Each line containing the word "document" must be reported.

-- Begin --

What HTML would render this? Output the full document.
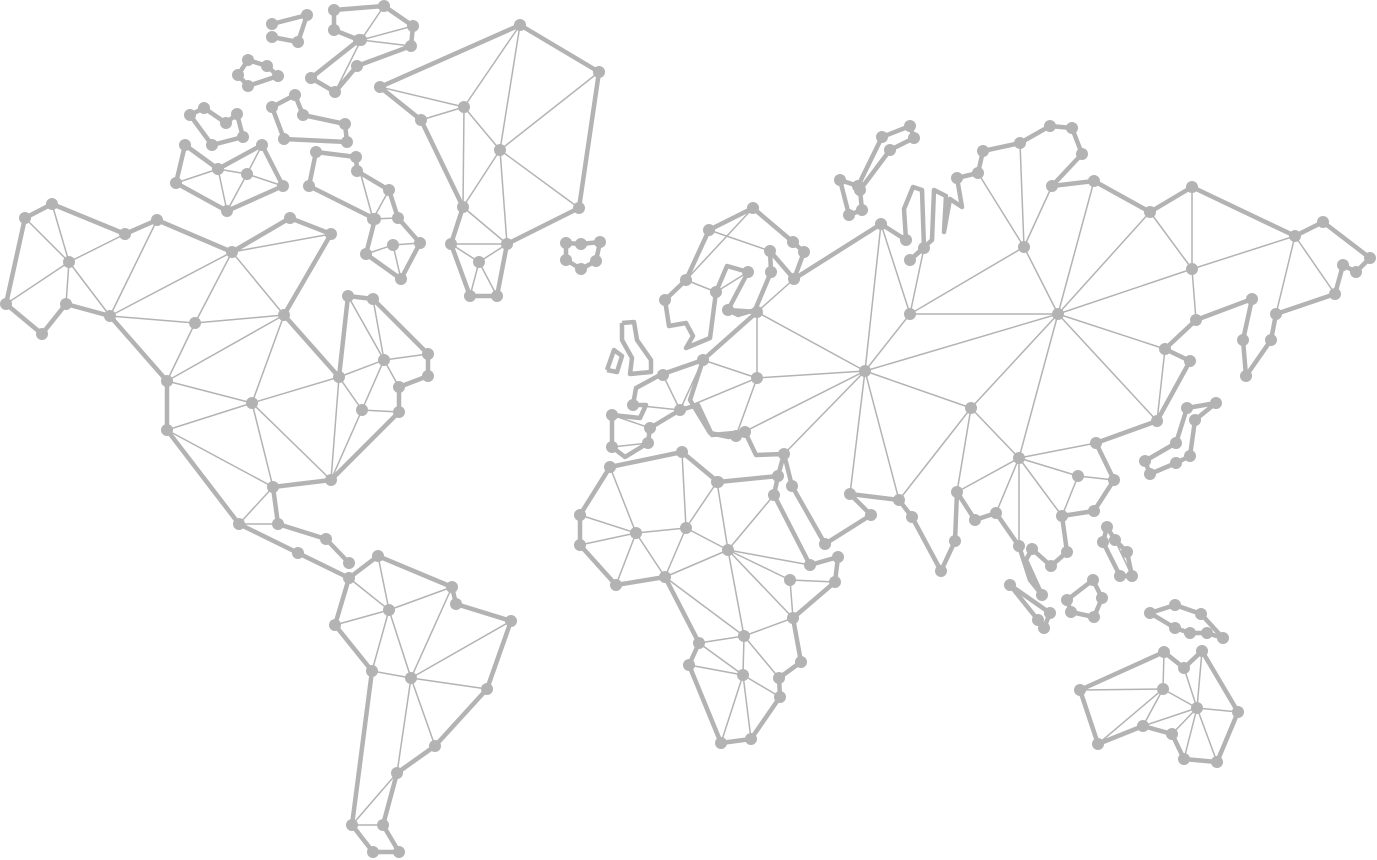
<!DOCTYPE html>
<html><head><meta charset="utf-8"><title>Polygonal world map</title>
<style>
html,body{margin:0;padding:0;background:#fff;}
svg{display:block;}
</style></head>
<body>
<svg id="map" width="1377" height="860" viewBox="0 0 1377 860" xmlns="http://www.w3.org/2000/svg">
<g id="thin" stroke="#b3b3b3" stroke-width="1.5" fill="none"></g>
<g id="thick" stroke="#b3b3b3" stroke-width="4.5" fill="none" stroke-linejoin="round"></g>
<g id="dots" fill="#b3b3b3"></g>
</svg>
<script>
const outlines = [
 ["north-america",[[25,218],[52,204],[125,234],[157,220],[232,252],[290,218],[331,234],[284,315],[339,377],[348,296],[373,299],[428,354],[428,376],[399,387],[399,412],[331,480],[273,487],[278,524],[326,539],[349,563]]],
 ["north-america-west",[[25,218],[6,304],[42,334],[66,304],[110,316],[167,381],[167,430],[239,524],[298,553],[349,578]]],
 ["south-america",[[349,578],[378,556],[452,587],[456,604],[511,621],[487,689],[435,746],[397,773],[383,825],[399,852],[373,852],[352,825],[372,671],[335,625],[349,578]]],
 ["greenland",[[380,87],[421,120],[463,207],[451,244],[470,296],[497,296],[507,244],[579,208],[599,72],[520,25],[380,87]]],
 ["island-1",[[272,24],[307,15],[298,42],[272,37]]],
 ["island-2",[[334,10],[384,6],[413,26],[411,46],[357,66],[335,92],[311,78],[359,40],[334,30],[334,10]]],
 ["island-3",[[248,60],[267,66],[278,76],[248,86],[238,75],[248,60]]],
 ["island-4",[[190,115],[204,108],[226,123],[237,114],[243,137],[212,145],[190,115]]],
 ["island-5",[[272,107],[295,95],[303,115],[345,124],[347,142],[284,139],[272,107]]],
 ["island-6",[[185,145],[218,169],[262,145],[283,186],[227,211],[176,183],[185,145]]],
 ["island-7",[[316,152],[356,157],[357,171],[389,190],[398,218],[420,243],[401,279],[366,254],[375,219],[309,186],[316,152]]],
 ["iceland",[[566,243],[581,244],[600,242],[596,261],[581,269],[566,260],[566,243]]],
 ["svalbard",[[840,180],[858,186],[882,137],[910,126],[914,138],[890,150],[860,190],[862,210],[849,215],[840,180]]],
 ["ireland",[[607,370],[614,350],[622,356],[617,372],[607,370]]],
 ["britain",[[622,323],[634,322],[637,340],[651,360],[651,372],[630,374],[632,358],[622,340],[622,323]]],
 ["scandinavia",[[665,300],[669,326],[686,323],[693,336],[686,348],[710,338],[716,292],[727,266],[748,272],[728,310],[738,315],[755,310],[771,272],[770,251],[794,279],[804,252],[793,242],[753,208],[709,230],[686,280],[665,300]]],
 ["eurasia-north",[[794,279],[881,224],[906,240],[904,209],[913,187],[922,190],[924,248],[910,260],[932,240],[934,190],[946,196],[944,232],[950,199],[962,207],[957,178],[978,173],[983,151],[1020,143],[1050,126],[1072,128],[1082,154],[1052,186],[1094,181],[1150,212],[1192,187],[1295,236],[1323,222],[1370,258],[1356,272],[1343,265],[1335,294],[1276,314],[1271,340],[1246,376],[1243,340],[1252,299],[1196,320],[1165,349],[1190,361],[1157,421],[1096,443],[1114,480],[1094,511],[1062,516],[1067,552],[1051,566],[1032,549],[1026,560],[1042,595],[1030,580],[1019,546],[996,513],[975,520],[957,492],[955,541],[941,571],[912,517],[899,500],[850,494],[871,515],[825,544],[792,486],[784,454],[756,455],[745,432],[729,437],[710,433],[690,400],[703,360],[757,312],[728,310]]],
 ["europe-south",[[703,360],[660,375],[636,388],[633,405],[646,405],[640,418],[612,415],[612,447],[625,457],[648,443],[650,428],[680,410],[698,405],[712,435],[745,432]]],
 ["africa",[[610,467],[682,452],[718,482],[778,476],[784,454]]],
 ["africa-coast",[[610,467],[580,515],[580,545],[616,585],[665,577],[699,643],[689,665],[721,743],[751,739],[780,697],[779,678],[801,662],[793,618],[835,582],[838,557],[810,565],[774,495],[778,476]]],
 ["madagascar",[[1107,527],[1115,540],[1127,552],[1132,576],[1120,576],[1103,542],[1107,527]]],
 ["japan",[[1187,408],[1216,403],[1195,420],[1190,456],[1176,463],[1150,474],[1145,461],[1176,443],[1187,408]]],
 ["sumatra",[[1010,585],[1050,613],[1044,628],[1038,620],[1010,585]]],
 ["borneo",[[1071,612],[1067,600],[1093,580],[1102,598],[1094,617],[1071,612]]],
 ["new-guinea",[[1150,613],[1175,605],[1201,614],[1223,638],[1207,633],[1190,633],[1175,628],[1150,613]]],
 ["australia",[[1080,690],[1164,652],[1184,668],[1202,651],[1238,712],[1217,762],[1184,759],[1172,734],[1143,726],[1098,744],[1080,690]]]
];
const inner = [
 [25,218,69,262],[52,204,69,262],[125,234,69,262],[6,304,69,262],[66,304,69,262],[69,262,110,316],[110,316,157,220],[110,316,232,252],[110,316,195,323],[195,323,284,315],[195,323,232,252],[232,252,284,315],[232,252,331,234],[195,323,167,381],[167,381,284,315],[167,381,252,403],[167,430,252,403],[252,403,284,315],[252,403,339,377],[252,403,331,480],[252,403,273,487],[167,430,273,487],[339,377,331,480],[339,377,384,360],[384,360,348,296],[384,360,373,299],[384,360,428,354],[384,360,399,387],[384,360,331,480],[362,410,339,377],[362,410,399,412],[273,487,239,524],[239,524,278,524],
 [349,578,389,610],[378,556,389,610],[452,587,389,610],[335,625,389,610],[389,610,372,671],[389,610,411,678],[452,587,411,678],[511,621,411,678],[487,689,411,678],[372,671,411,678],[411,678,435,746],[411,678,397,773],[397,773,352,825],[383,825,352,825],
 [380,87,464,107],[421,120,464,107],[464,107,520,25],[464,107,463,207],[464,107,500,150],[500,150,520,25],[500,150,599,72],[500,150,579,208],[500,150,463,207],[500,150,507,244],[463,207,507,244],[451,244,507,244],[479,262,451,244],[479,262,507,244],[479,262,470,296],[479,262,497,296],
 [218,169,227,211],[218,169,176,183],[218,169,247,174],[247,174,262,145],[247,174,283,186],[247,174,227,211],[361,40,384,6],[361,40,411,46],[361,40,335,92],[361,40,413,26],
 [373,219,389,190],[373,219,356,157],[373,219,398,218],[393,245,420,243],[393,245,366,254],[393,245,401,279],
 [757,312,757,378],[757,312,703,360],[757,312,865,371],[757,312,794,279],[703,360,757,378],[703,360,663,375],[663,375,680,410],[703,360,680,410],[680,410,757,378],[757,378,736,436],[757,378,865,371],[736,436,865,371],[784,454,865,371],[716,292,748,272],[709,230,770,251],[686,280,716,292],[686,280,753,208],
 [865,371,881,224],[865,371,910,314],[910,314,881,224],[910,314,924,248],[910,314,1024,247],[910,314,1058,314],[1024,247,1052,186],[1024,247,978,173],[1024,247,1020,143],[1024,247,1058,314],[1058,314,1094,181],[1058,314,1150,212],[1058,314,1192,269],[1058,314,1165,349],[1058,314,1157,421],[1058,314,971,408],[1058,314,1019,458],[1058,314,865,371],[1192,269,1150,212],[1192,269,1192,187],[1192,269,1295,236],[1192,269,1196,320],[1295,236,1335,294],[1295,236,1276,314],[865,371,971,408],[865,371,850,494],[865,371,899,500],[971,408,899,500],[971,408,957,492],[971,408,1019,458],[1019,458,1096,443],[1019,458,1078,476],[1078,476,1114,480],[1078,476,1062,516],[1019,458,1062,516],[1019,458,996,513],[1019,458,957,492],[1019,458,1019,546],[1157,421,1165,349],
 [610,467,636,533],[580,515,636,533],[580,545,636,533],[616,585,636,533],[636,533,665,577],[636,533,686,528],[682,452,686,528],[686,528,717,482],[686,528,665,577],[686,528,728,550],[717,482,728,550],[774,495,728,550],[728,550,665,577],[728,550,810,565],[728,550,790,580],[728,550,793,618],[728,550,744,636],[665,577,744,636],[744,636,699,643],[744,636,793,618],[744,636,743,675],[744,636,779,678],[699,643,743,675],[689,665,743,675],[743,675,721,743],[743,675,751,739],[743,675,780,697],[790,580,793,618],[790,580,835,582],
 [1080,690,1163,689],[1163,689,1164,652],[1163,689,1197,708],[1163,689,1143,726],[1098,744,1163,689],[1197,708,1184,668],[1197,708,1202,651],[1197,708,1238,712],[1197,708,1217,762],[1197,708,1184,759],[1197,708,1172,734],[1143,726,1197,708],
 [612,447,648,443],[612,415,650,428],[633,405,680,410],[1176,463,1190,456],[1115,540,1132,576]
];
const noDotShapes=new Set(['ireland','britain','europe-south']);
const noDotPts=new Set(['904,209','913,187','922,190','924,248','932,240','934,190','946,196','944,232','950,199','962,207','669,326','686,323','693,336','686,348','710,338','727,266','738,315','755,310','690,400','710,433','729,437','784,454','756,455','612,415','612,447','625,457','648,443','650,428','698,405','712,435','636,388','633,405','646,405','640,418','660,375','1026,560','1030,580']);
const NS="http://www.w3.org/2000/svg";
const thick=document.getElementById('thick'),thin=document.getElementById('thin'),dots=document.getElementById('dots');
const seen=new Set();
function addDot(x,y,force){const k=x+','+y;if(seen.has(k))return;if(!force&&noDotPts.has(k))return;seen.add(k);
 const c=document.createElementNS(NS,'circle');c.setAttribute('cx',x);c.setAttribute('cy',y);c.setAttribute('r',6);
 
 
 dots.appendChild(c);}
outlines.forEach(o=>{const p=document.createElementNS(NS,'polyline');
 p.setAttribute('points',o[1].map(a=>a.join(',')).join(' '));
 
 
 thick.appendChild(p);
 if(!noDotShapes.has(o[0])) o[1].forEach(a=>addDot(a[0],a[1],false));});
inner.forEach(e=>{const l=document.createElementNS(NS,'line');
 l.setAttribute('x1',e[0]);l.setAttribute('y1',e[1]);l.setAttribute('x2',e[2]);l.setAttribute('y2',e[3]);
 
 
 thin.appendChild(l);addDot(e[0],e[1],true);addDot(e[2],e[3],true);});
</script>
</body></html>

-- End --

Reply to the exercise »
What HTML would render this? Output the full document.
const thick=document.getElementById('thick'),thin=document.getElementById('thin'),dots=document.getElementById('dots');
 const c=document.createElementNS(NS,'circle');c.setAttribute('cx',x);c.setAttribute('cy',y);c.setAttribute('r',6);
outlines.forEach(o=>{const p=document.createElementNS(NS,'polyline');
inner.forEach(e=>{const l=document.createElementNS(NS,'line');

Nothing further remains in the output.